Seller protections often include negotiated purchase price allocation, indemnity caps and baskets, escrow arrangements, and carefully limited representations with disclosure schedules. Buyers typically seek broad representations and robust indemnities for material undisclosed liabilities, as well as closing conditions that confirm the accuracy of seller disclosures. Balancing these protections requires negotiation around survival periods, materiality qualifiers, and caps on liability. Clear drafting and mutual understanding of risk allocation reduce the likelihood of disputes and make post-closing remedies predictable and enforceable.

Tax considerations affect whether an asset or stock sale is preferred, as each structure has different tax outcomes for buyer and seller. Sellers often favor stock sales for capital gains treatment, while buyers may prefer asset purchases for step-up in basis and limiting legacy liabilities, so tax advice is essential when evaluating options. Structuring can also affect payroll taxes, goodwill amortization, and state tax obligations. Early coordination with tax advisors helps design a transaction that balances after-tax proceeds, financing structure, and buyer incentives to achieve the best financial outcome for both parties.

Employment and benefits issues affect continuity and costs after acquisition, including handling at-will or contract employees, benefit plan transfers, and required notifications. Addressing retention incentives, noncompete considerations, and severance arrangements proactively prevents operational disruptions and clarifies post-closing payroll responsibilities. Counsel evaluates pension or welfare plan liabilities, compliance with COBRA or similar statutes, and the need for employee consents. Well-planned employment clauses and transition arrangements help preserve customer relationships and institutional knowledge during ownership change.

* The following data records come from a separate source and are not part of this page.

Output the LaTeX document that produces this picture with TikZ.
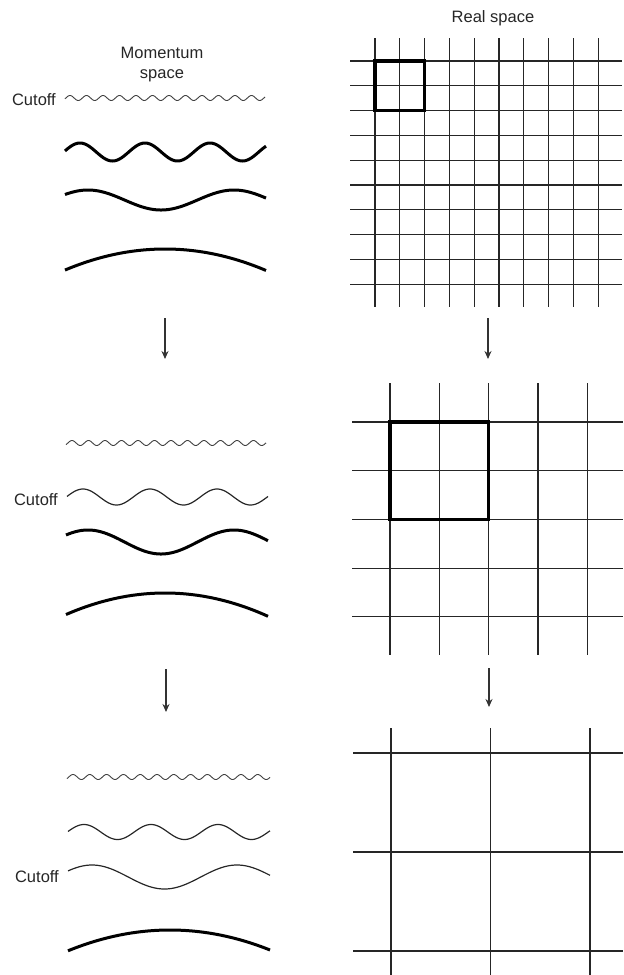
\documentclass[tikz,border=0pt]{standalone}
\usepackage{fontspec}
\setmainfont{Liberation Sans}
\usetikzlibrary{arrows.meta}
\begin{document}
\begin{tikzpicture}[x=1pt,y=-1pt,
  lbl/.style={font=\fontsize{16.5}{20}\selectfont, text=black!85, inner sep=0pt, align=center},
  finewave/.style={line width=0.9pt, black!75},
  thinwave/.style={line width=1.2pt, black!85},
  thickwave/.style={line width=3pt, black},
  gridline/.style={line width=1.2pt, black!85},
  boldsq/.style={line width=3.3pt, black},
  downarrow/.style={line width=1.2pt, black!80, -{Stealth[length=8pt,width=7pt]}}
]
\useasboundingbox (0,0) rectangle (624,975);

% ---- labels
\node[lbl] (mom) at (162,65) {Momentum\\space};
\node[lbl] (real) at (493,18) {Real space};
\node[lbl, anchor=east] (cut1) at (56,100) {Cutoff};
\node[lbl, anchor=east] (cut2) at (58,500) {Cutoff};
\node[lbl, anchor=east] (cut3) at (59,877) {Cutoff};

% ---- momentum space, top
\draw[finewave] plot[domain=65:265,samples=300] (\x,{98-2.5*cos((360/16.5)*(\x-70))});
\draw[thickwave] plot[domain=65:266,samples=200] (\x,{152-9*cos((360/65)*(\x-80))});
\draw[thickwave] plot[domain=65:266,samples=200] (\x,{200-10*cos((360/146)*(\x-88))});
\draw[thickwave] plot[domain=65:266,samples=100] (\x,{249+0.0021*(\x-165)*(\x-165)});

% ---- momentum space, middle
\draw[finewave] plot[domain=66:266,samples=300] (\x,{443-2.5*cos((360/16.5)*(\x-72))});
\draw[thinwave] plot[domain=67:268,samples=200] (\x,{497-8*cos((360/67)*(\x-83))});
\draw[thickwave] plot[domain=66:268,samples=200] (\x,{542-12*cos((360/146)*(\x-88))});
\draw[thickwave] plot[domain=66:268,samples=100] (\x,{593+0.0022*(\x-165)*(\x-165)});

% ---- momentum space, bottom
\draw[finewave] plot[domain=67:270,samples=300] (\x,{777-2.5*cos((360/16.8)*(\x-73))});
\draw[thinwave] plot[domain=68:270,samples=200] (\x,{832-7.5*cos((360/67)*(\x-84))});
\draw[thinwave] plot[domain=68:270,samples=200] (\x,{877-12*cos((360/145)*(\x-92))});
\draw[thickwave] plot[domain=68:270,samples=100] (\x,{930+0.002*(\x-170)*(\x-170)});

% ---- arrows
\coordinate (la1) at (165,318); \coordinate (lb1) at (165,359);
\coordinate (ra1) at (488,318); \coordinate (rb1) at (488,359);
\coordinate (la2) at (166,669); \coordinate (lb2) at (166,712);
\coordinate (ra2) at (489,668); \coordinate (rb2) at (489,707);
\draw[downarrow] (la1) -- (lb1);
\draw[downarrow] (ra1) -- (rb1);
\draw[downarrow] (la2) -- (lb2);
\draw[downarrow] (ra2) -- (rb2);

% ---- real space, top grid
\foreach \i in {0,...,9} {
  \draw[gridline] ({375+24.8*\i},38) -- ({375+24.8*\i},307);
  \draw[gridline] (350,{61+24.8*\i}) -- (622,{61+24.8*\i});
}
\draw[boldsq] (375,61) rectangle (424.6,110.6);

% ---- real space, middle grid
\foreach \i in {0,...,4} {
  \draw[gridline] ({390+49.3*\i},383) -- ({390+49.3*\i},655);
  \draw[gridline] (352,{422+48.7*\i}) -- (623,{422+48.7*\i});
}
\draw[boldsq] (390,422) rectangle (488.6,519.4);

% ---- real space, bottom grid
\foreach \i in {0,...,2} {
  \draw[gridline] ({391+99.5*\i},728) -- ({391+99.5*\i},975);
  \draw[gridline] (353,{753+99*\i}) -- (623,{753+99*\i});
}
\end{tikzpicture}
\end{document}
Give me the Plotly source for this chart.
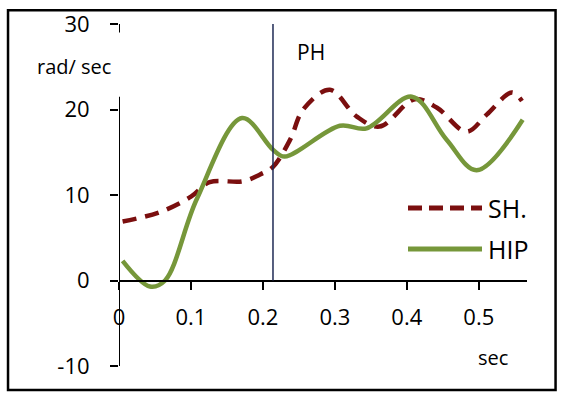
import plotly.graph_objects as go

# ---- data ----
sh_t = [0.005, 0.057, 0.10, 0.126, 0.172, 0.196, 0.214, 0.238, 0.256, 0.293,
        0.33, 0.362, 0.411, 0.442, 0.483, 0.511, 0.546, 0.56]
sh_v = [6.9, 8.0, 9.8, 11.5, 11.6, 12.4, 13.3, 16.5, 20.0, 22.3,
        19.2, 18.0, 21.2, 20.2, 17.4, 19.4, 22.0, 21.0]

hip_t = [0.005, 0.043, 0.064, 0.108, 0.171, 0.214, 0.23, 0.307, 0.344,
         0.407, 0.455, 0.497, 0.561]
hip_v = [2.3, -0.7, 0.0, 9.5, 19.0, 15.3, 14.5, 18.1, 17.8,
         21.5, 16.5, 12.9, 18.8]

x_ticks = [0, 0.1, 0.2, 0.3, 0.4, 0.5]
x_tick_labels = ["0", "0.1", "0.2", "0.3", "0.4", "0.5"]
y_ticks = [-10, 0, 10, 20, 30]
y_tick_labels = ["-10", "0", "10", "20", "30"]
ph_time = 0.214

SH_COLOR = "#7B0F0F"
HIP_COLOR = "#76973A"
FONT = "Open Sans"

fig = go.Figure()
fig.add_trace(go.Scatter(x=sh_t, y=sh_v, name="SH.", mode="lines",
                         line=dict(color=SH_COLOR, width=4.5, dash="14px,9px",
                                   shape="spline", smoothing=1.0),
                         showlegend=False))
fig.add_trace(go.Scatter(x=hip_t, y=hip_v, name="HIP", mode="lines",
                         line=dict(color=HIP_COLOR, width=4.5,
                                   shape="spline", smoothing=1.0),
                         showlegend=False))

shapes = []
# y axis line with gap for unit label
shapes.append(dict(type="line", xref="x", yref="y", x0=0, x1=0, y0=-10, y1=21.5,
                   line=dict(color="black", width=2)))
shapes.append(dict(type="line", xref="x", yref="y", x0=0, x1=0, y0=29.0, y1=30,
                   line=dict(color="black", width=2)))
# PH vertical line
shapes.append(dict(type="line", xref="x", yref="y", x0=ph_time, x1=ph_time, y0=0, y1=30.3,
                   line=dict(color="#1F2A55", width=1.5)))
# outer frame
shapes.append(dict(type="rect", xref="paper", yref="paper",
                   x0=-0.272, x1=1.07, y0=-0.07, y1=1.04,
                   line=dict(color="black", width=2.5)))
# manual legend lines
shapes.append(dict(type="line", xref="paper", yref="paper",
                   x0=(408 - 119) / 408, x1=(482 - 119) / 408,
                   y0=(366 - 208) / 342, y1=(366 - 208) / 342,
                   line=dict(color=SH_COLOR, width=5, dash="14px,7px")))
shapes.append(dict(type="line", xref="paper", yref="paper",
                   x0=(408 - 119) / 408, x1=(482 - 119) / 408,
                   y0=(366 - 249) / 342, y1=(366 - 249) / 342,
                   line=dict(color=HIP_COLOR, width=5)))

annotations = [
    dict(text="PH", x=(311 - 119) / 408, y=(366 - 52) / 342, xref="paper", yref="paper",
         showarrow=False, font=dict(family=FONT, size=21, color="black"),
         xanchor="center", yanchor="middle"),
    dict(text="rad/ sec", x=(74 - 119) / 408, y=(366 - 66) / 342, xref="paper", yref="paper",
         showarrow=False, font=dict(family=FONT, size=20, color="black"),
         xanchor="center", yanchor="middle"),
    dict(text="sec", x=(493 - 119) / 408, y=(366 - 357) / 342, xref="paper", yref="paper",
         showarrow=False, font=dict(family=FONT, size=20, color="black"),
         xanchor="center", yanchor="middle"),
    dict(text="SH.", x=(486 - 119) / 408, y=(366 - 208) / 342, xref="paper", yref="paper",
         showarrow=False, font=dict(family=FONT, size=25, color="black"),
         xanchor="left", yanchor="middle"),
    dict(text="HIP", x=(486 - 119) / 408, y=(366 - 249) / 342, xref="paper", yref="paper",
         showarrow=False, font=dict(family=FONT, size=25, color="black"),
         xanchor="left", yanchor="middle"),
]

fig.update_layout(
    width=562, height=397,
    margin=dict(l=119, r=35, t=24, b=31),
    paper_bgcolor="white", plot_bgcolor="white",
    font=dict(family=FONT, size=22, color="black"),
    shapes=shapes, annotations=annotations,
    xaxis=dict(range=[0, 0.567], tickvals=x_ticks, ticktext=x_tick_labels,
               showgrid=False, zeroline=False, showline=True, linecolor="black",
               linewidth=2, ticks="outside", ticklen=8, tickwidth=2, tickcolor="black",
               anchor="free", position=0.25, ticklabelstandoff=9, automargin=False),
    yaxis=dict(range=[-10, 30], tickvals=y_ticks, ticktext=y_tick_labels,
               showgrid=False, zeroline=False, showline=False,
               ticks="outside", ticklen=8, tickwidth=2, tickcolor="black",
               ticklabelstandoff=16, automargin=False),
)

fig.write_html("out.html", config={"displayModeBar": False},
               post_script="document.body.style.margin='0';document.body.style.overflow='hidden';")
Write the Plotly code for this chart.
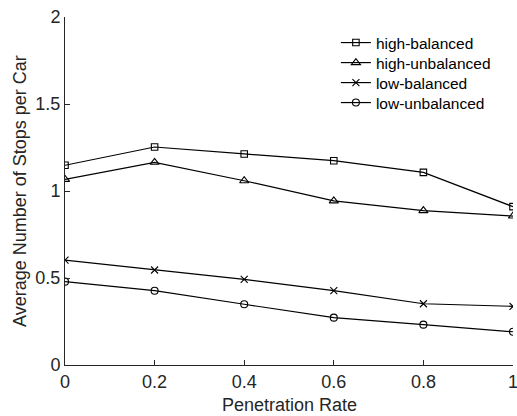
import plotly.graph_objects as go

penetration_rate = [0, 0.2, 0.4, 0.6, 0.8, 1.0]
high_balanced = [1.148, 1.253, 1.213, 1.174, 1.107, 0.910]
high_unbalanced = [1.067, 1.165, 1.059, 0.943, 0.887, 0.856]
low_balanced = [0.603, 0.546, 0.492, 0.427, 0.352, 0.337]
low_unbalanced = [0.479, 0.427, 0.349, 0.272, 0.232, 0.191]

series_names = ["high-balanced", "high-unbalanced", "low-balanced", "low-unbalanced"]
series_values = [high_balanced, high_unbalanced, low_balanced, low_unbalanced]
series_symbols = ["square-open", "triangle-up-open", "x-thin-open", "circle-open"]
series_sizes = [6.5, 8, 7, 7]

x_ticks = [0, 0.2, 0.4, 0.6, 0.8, 1]
x_tick_labels = ["0", "0.2", "0.4", "0.6", "0.8", "1"]
y_ticks = [0, 0.5, 1, 1.5, 2]
y_tick_labels = ["0", "0.5", "1", "1.5", "2"]
x_title = "Penetration Rate"
y_title = "Average Number of Stops per Car"

axis_color = "#262626"
font_family = "Liberation Sans, Arial, sans-serif"

legend_ids = ["legend", "legend2", "legend3", "legend4"]
legend_row_y = [0.9253, 0.8678, 0.8103, 0.7529]

fig = go.Figure()
for name, vals, sym, sz, lid in zip(series_names, series_values, series_symbols, series_sizes, legend_ids):
    fig.add_trace(go.Scatter(
        x=penetration_rate, y=vals, name=name, mode="lines+markers",
        line=dict(color="black", width=1.2),
        marker=dict(symbol=sym, size=sz, color="black", line=dict(color="black", width=1.1)),
        legend=lid,
    ))

legend_layout = {}
for lid, ly in zip(legend_ids, legend_row_y):
    legend_layout[lid] = dict(x=0.6047, y=ly, xanchor="left", yanchor="middle",
                              bgcolor="rgba(0,0,0,0)", borderwidth=0,
                              font=dict(size=15.5, color="black"),
                              itemsizing="trace")

fig.update_layout(
    width=517, height=416,
    margin=dict(l=65, r=4, t=17, b=51, autoexpand=False),
    paper_bgcolor="white", plot_bgcolor="white",
    font=dict(family=font_family, size=16, color=axis_color),
    showlegend=True,
    xaxis=dict(range=[0, 1], tickvals=x_ticks, ticktext=x_tick_labels,
               showgrid=False, zeroline=False, showline=True, linecolor=axis_color,
               linewidth=1, ticks="inside", ticklen=5, tickcolor=axis_color,
               tickfont=dict(size=18, color=axis_color), automargin=False,
               ticklabeloverflow="allow"),
    yaxis=dict(range=[0, 2], tickvals=y_ticks, ticktext=y_tick_labels,
               showgrid=False, zeroline=False, showline=True, linecolor=axis_color,
               linewidth=1, ticks="inside", ticklen=5, tickcolor=axis_color,
               tickfont=dict(size=18, color=axis_color), automargin=False,
               ticklabeloverflow="allow"),
    annotations=[
        dict(text=x_title, xref="paper", yref="paper", x=0.5, y=0, yshift=-40,
             xanchor="center", yanchor="middle", showarrow=False,
             font=dict(size=18, color=axis_color)),
        dict(text=y_title, xref="paper", yref="paper", x=0, y=0.5, xshift=-45,
             xanchor="center", yanchor="middle", textangle=-90, showarrow=False,
             font=dict(size=18, color=axis_color)),
    ],
    **legend_layout,
)

fig.write_html("out.html", config={"displayModeBar": False},
               post_script="document.body.style.margin='0';document.body.style.overflow='hidden';")
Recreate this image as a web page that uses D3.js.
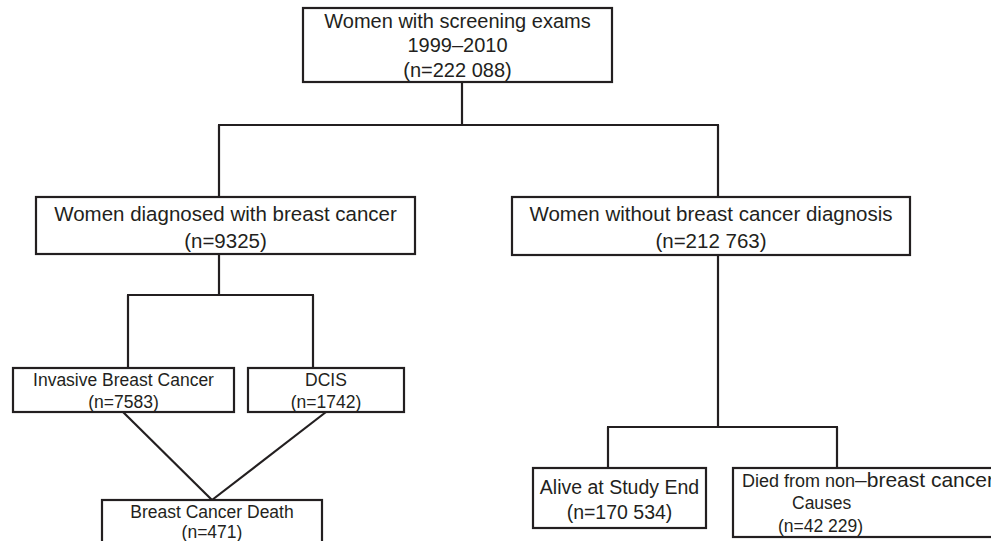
<!DOCTYPE html>
<html>
<head>
<meta charset="utf-8">
<script src="https://cdn.jsdelivr.net/npm/d3@7"></script>
<style>
  body { margin: 0; background: #fff; }
  svg { display: block; }
  text { font-family: "Liberation Sans", Arial, sans-serif; fill: #231f20; }
</style>
</head>
<body>
<svg width="991" height="541"></svg>
<script>
// flowchart content
const nodeIds = ['all', 'bc', 'nobc', 'inv', 'dcis', 'death', 'alive', 'other'];
const nodeTitles = [
    ['Women with screening exams', '1999\u20132010'],
    ['Women diagnosed with breast cancer'],
    ['Women without breast cancer diagnosis'],
    ['Invasive Breast Cancer'],
    ['DCIS'],
    ['Breast Cancer Death'],
    ['Alive at Study End'],
    ['Died from non', 'Causes']
];
const nodeCounts = ['222 088', '9325', '212 763', '7583', '1742', '471', '170 534', '42 229'];

// elbow links (parent -> children) and straight links (source -> target)
const elbowLinks = [['all', ['bc', 'nobc']], ['bc', ['inv', 'dcis']], ['nobc', ['alive', 'other']]];
const straightLinks = [['inv', 'death'], ['dcis', 'death']];

// layout: box x0, x1, y0, y1, font size, line centres
const layout = {
    all:   { x0: 303, x1: 612, y0: 8,   y1: 82,  fs: 20,   lines: [21, 45, 70], port: 462 },
    bc:    { x0: 36,  x1: 415, y0: 197, y1: 254, fs: 20.5, lines: [214, 241], port: 219 },
    nobc:  { x0: 512, x1: 910, y0: 197, y1: 255, fs: 20.5, lines: [214, 241], port: 718 },
    inv:   { x0: 13,  x1: 234, y0: 368, y1: 412, fs: 17.5, lines: [380, 402], port: 128, out: 123 },
    dcis:  { x0: 248, x1: 404, y0: 368, y1: 412, fs: 17.5, lines: [380, 402], port: 313, out: 326 },
    death: { x0: 102, x1: 322, y0: 500, y1: 562, fs: 17.5, lines: [512, 532], port: 212 },
    alive: { x0: 533, x1: 706, y0: 468, y1: 528, fs: 19.5, lines: [487, 512], port: 608 },
    other: { x0: 733, x1: 1005, y0: 468, y1: 537, fs: 20, lines: [481, 503, 526], port: 837 }
};
const barY = { all: 125, bc: 295, nobc: 427 };

const svg = d3.select('svg');
const ink = '#231f20';

const lineGen = d3.line();

// elbow connectors
elbowLinks.forEach(([p, kids]) => {
    const a = layout[p];
    const yb = barY[p];
    const xs = kids.map(k => layout[k].port);
    svg.append('path')
        .attr('d', lineGen([[a.port, a.y1], [a.port, yb]]))
        .attr('stroke', ink).attr('stroke-width', 2.2).attr('fill', 'none');
    svg.append('path')
        .attr('d', lineGen([[d3.min(xs) - 1, yb], [d3.max(xs) + 1, yb]]))
        .attr('stroke', ink).attr('stroke-width', 2.2).attr('fill', 'none');
    kids.forEach(k => {
        const b = layout[k];
        svg.append('path')
            .attr('d', lineGen([[b.port, yb], [b.port, b.y0]]))
            .attr('stroke', ink).attr('stroke-width', 2.2).attr('fill', 'none');
    });
});

// diagonal connectors
straightLinks.forEach(([s, t]) => {
    const a = layout[s], b = layout[t];
    svg.append('path')
        .attr('d', lineGen([[a.out, a.y1], [b.port, b.y0]]))
        .attr('stroke', ink).attr('stroke-width', 2.2).attr('fill', 'none');
});

// boxes
const nodes = nodeIds.map((id, i) => ({ id, title: nodeTitles[i], n: nodeCounts[i], ...layout[id] }));

svg.selectAll('rect.box')
    .data(nodes)
    .join('rect')
    .attr('class', 'box')
    .attr('x', d => d.x0)
    .attr('y', d => d.y0)
    .attr('width', d => d.x1 - d.x0)
    .attr('height', d => d.y1 - d.y0)
    .attr('fill', '#fff')
    .attr('stroke', ink)
    .attr('stroke-width', 2.2);

// labels
nodes.filter(d => d.id !== 'other').forEach(d => {
    const cx = (d.x0 + d.x1) / 2;
    const lines = [...d.title, `(n=${d.n})`];
    lines.forEach((t, i) => {
        svg.append('text')
            .attr('x', cx)
            .attr('y', d.lines[i])
            .attr('dy', '0.35em')
            .attr('text-anchor', 'middle')
            .attr('font-size', d.fs)
            .text(t);
    });
});

// the last box has mixed sizes and left-ish placement
const o = nodes.find(d => d.id === 'other');
const first = svg.append('text')
    .attr('x', o.x0 + 9)
    .attr('y', o.lines[0])
    .attr('dy', '0.35em');
first.append('tspan').attr('font-size', 18).text(o.title[0]);
first.append('tspan').attr('font-size', 21).text('\u2013breast cancer');
svg.append('text')
    .attr('x', o.x0 + 59)
    .attr('y', o.lines[1])
    .attr('dy', '0.35em')
    .attr('font-size', 17.5)
    .text(o.title[1]);
svg.append('text')
    .attr('x', o.x0 + 45)
    .attr('y', o.lines[2])
    .attr('dy', '0.35em')
    .attr('font-size', 17.5)
    .text(`(n=${o.n})`);
</script>
</body>
</html>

Regulatory notification or approval may be necessary where antitrust thresholds, industry-specific licensing, or foreign investment considerations apply. Transactions in regulated sectors often require filings with federal or state agencies and may trigger waiting periods or conditions that affect closing timing. Assessing regulatory exposure early in the process allows parties to factor potential review timelines into the transaction schedule and negotiate appropriate closing conditions or termination rights if approvals are delayed or denied.

Limiting post-closing exposure typically involves negotiating appropriate representations and warranties, caps on liability, baskets and deductibles, and time-limited survival periods for claims. Escrows and holding back a portion of the purchase price provide source funds for indemnity claims and promote practical resolution of disputes. Thorough diligence reduces the risk of undisclosed liabilities, and clear disclosure schedules that document known exceptions protect sellers. Well-defined dispute resolution mechanisms in the agreement reduce cost and uncertainty if claims arise after closing.

Post-closing integration support typically covers transferring customer contracts, assigning licenses, addressing employment transitions, and implementing governance changes. Counsel assists in executing closing deliverables, coordinating filings, and resolving any outstanding contingencies to ensure operational continuity and legal compliance. When claims under the purchase agreement emerge, counsel manages negotiations or enforcement actions under indemnity provisions. Continued legal support helps clients navigate adjustments, documentation corrections, and any litigation or arbitration that may arise from post-closing disputes.